Auf der Medienseite interviewt Michael Hanfeld den Talkstar Reinhold Beckmann. Michael Hanfeld kommentiert die Verleihung der deutschen Fernsehpreise. Michael Hanfeld fürchtet, dass Bundeswirtschaftsminister Clement die Ministererlaubnis oder Schlimmeres für die Fusion von Berliner Zeitung und Tagesspiegel gibt. Michael Hanfeld würdigt, die Feindes-taz vom Samstag, in der Bild-Cefredakteur Kai Diekmann ein denkwürdiges Interview mit Helmut Kohl publizierte.

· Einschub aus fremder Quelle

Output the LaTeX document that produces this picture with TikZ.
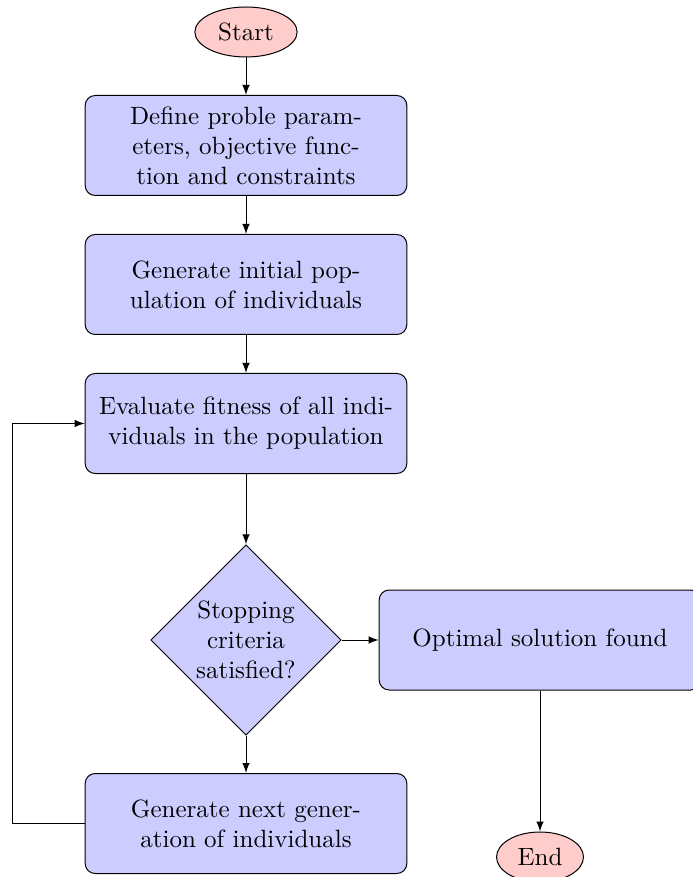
\documentclass[tikz,border=0pt]{standalone}
\usepackage{amsthm,amssymb,amsmath}
\usepackage{tikz}
\usetikzlibrary{shapes.geometric}
\pgfdeclarelayer{bg}
\pgfsetlayers{bg,main}
\tikzset{
        block/.style={rectangle, draw, fill=blue!20, text width=122pt, align=center, rounded corners, minimum height=4em},
        decision/.style={diamond, draw, fill=blue!20, text width=4.5em, align=flush center, inner sep=0pt},
        cloud/.style={ellipse, draw, fill=red!20, minimum height=2em},
        line/.style={draw, -latex}
}
\begin{document}
\begin{tikzpicture}[x=0.4pt, y=-0.4pt]
        \useasboundingbox (0,0) rectangle (692,877);
        \node (start) [cloud] at (246, 32) {Start};
        \node (define) [block] at (246, 145.5) {Define proble parameters, objective function and constraints};
        \node (init) [block] at (246, 284.5) {Generate initial population of individuals};
        \node (eval) [block] at (246, 423.5) {Evaluate fitness of all individuals in the population};
        \node (decide) [decision] at (246, 640) {Stopping criteria satisfied?};
        \node (found) [block] at (540, 640) {Optimal solution found};
        \node (next) [block] at (246, 823.5) {Generate next generation of individuals};
        \node (stop) [cloud] at (540, 857) {End};
        \coordinate (loop) at (12, 823.5);
        \begin{pgfonlayer}{bg}
                \draw (start) edge [line] (define);
                \draw (define) edge [line] (init);
                \draw (init) edge [line] (eval);
                \draw (eval) edge [line] (decide);
                \draw (decide) edge [line] (found);
                \draw (decide) edge [line] (next);
                \draw (found) edge [line] (stop);
                \draw [line] (next) -- (loop) |- (eval);
        \end{pgfonlayer}
\end{tikzpicture}
\end{document}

Und Hajo Friedrich sieht die Pressefreiheit nicht nur von Berlin, sondern auch von Brüssel in Gefahr gebracht, weil man nicht nur Tabakwerbung sondern auch ein redaktionelles Anpreisen des Rauchens unterbinden wolle.

Besprochen werden die Berliner Ausstellung "Berlin-Moskau 1950-2000" ("Der gnadenlose Kampf des Individuums ist das neue Thema der russischen Kunst", schreibt Niklas Maak), Christoph Schaubs Film "Stille Liebe", ein Konzert von Lloyd Cole und Heather Nova, Puccinis "Turandot", inszeniert von Doris Dörrie, dirigiert von Ken Nagano, an der Berliner Staatsoper und Sachbücher, darunter Olaf B. Raders "Grab und Herrschaft" über die geschichte des politischen Totenkults.

Welt, 29.09.2003

In der Welt verteidigt Nilüfer Göle, Studiendirektorin an der Ecole des Hautes Etudes en Sciences Sociales in Paris, das Kopftuch. "Nicht-Moslems sehen üblicherweise im Tragen des Kopftuchs ein Zeichen der Erniedrigung und Unterdrückung der mohammedanischen Frauen. Statt eines Stigmas ist das Kopftuch für Moslems nun zum Zeichen des positiven Bekenntnisses zu ihrer islamischen Identität geworden. Mädchen, die in französischen und deutschen Schulen das Kopftuch tragen, stehen in vieler Hinsicht (etwa in Bezug auf die Jugendkultur, ihr Modebewusstseins und ihre Sprache) ihren Mitschülern näher als ihren an die Wohnung gefesselten, ungebildeten Müttern. Indem sie in Europa das Kopftuch in der Öffentlichkeit tragen, verändern diese Mädchen unbeabsichtigt das Symbol und die Rolle der mohammedanischen Frauen."